The UK has pledged to phase out coal-fired power stations by 2025, but its focus on gas and nuclear as replacement fuel sources instead of renewable energy has prompted criticism.
The decision, announced by Energy Secretary Amber Rudd, makes the UK the first developed nation to firmly commit to ending the use of coal for energy generation. The plans expect all coal-fired power stations that are not equipped with the necessary technology to capture emissions to be shut down by 2025, with their use already restricted by 2023.
“We are tackling a legacy of under-investment and ageing power stations which we need to replace with alternatives that are reliable, good value for money and help to reduce our emissions, Rudd said.
“It cannot be satisfactory for an advanced economy like the UK to be relying on polluting, carbon-intensive, 50-year-old coal-fired power stations, she said, adding that the government considers gas to be the most cost-effective solution to tackle emissions as well as secure energy supplies.

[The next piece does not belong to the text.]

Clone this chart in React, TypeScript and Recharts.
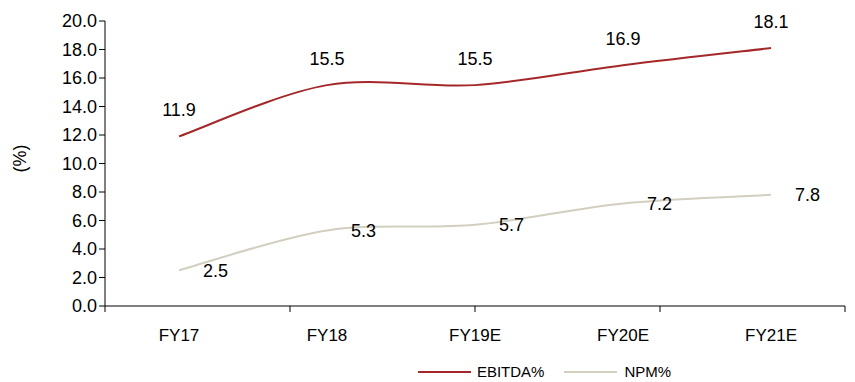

“Gas is central to our energy-secure future, Rudd said. In the next 10 years, it’s imperative that we get new gas-fired power stations built.”
It is the latter that has raised concerns among environmentalists, despite welcoming the decision to cease the use of coal.
“This switch from coal to gas is like trying to go dry by switching from vodka to super-strength cider. It entirely fails to seriously address the real challenge at hand, said Green MP Caroline Lucas.
“Investing in renewables and energy conservation would be far more effective economically, environmentally and in terms of energy security. We must begin weaning ourselves off gas as quickly as possible.”
The UK government has been slashing renewable energy subsidies on the pretext of protecting consumers from rising energy bills. How the construction of the new gas power stations would be funded was not explained.
According to Rudd, focus on gas and nuclear energy generation will help create a “consumer-led, competition-focused energy system”.
Greenpeace’s head of energy Daisy Sands said that the polluting coal power plants should be replaced with “clean, renewable and flexible” energy infrastructure.
“Launching a new dash for gas and new nuclear is not the solution, as it will only lock in more dirty power than we actually need for a low-carbon transition, Sands said.
A report by Greenpeace suggests retiring all of Britain’s coal-fired power stations by 2023 will avoid up to 3,800 premature deaths, lung problems for more than a million children and 1.7 million adults and save £6.7bn in health costs between 2023 and 2030 arising from issues caused by pollution.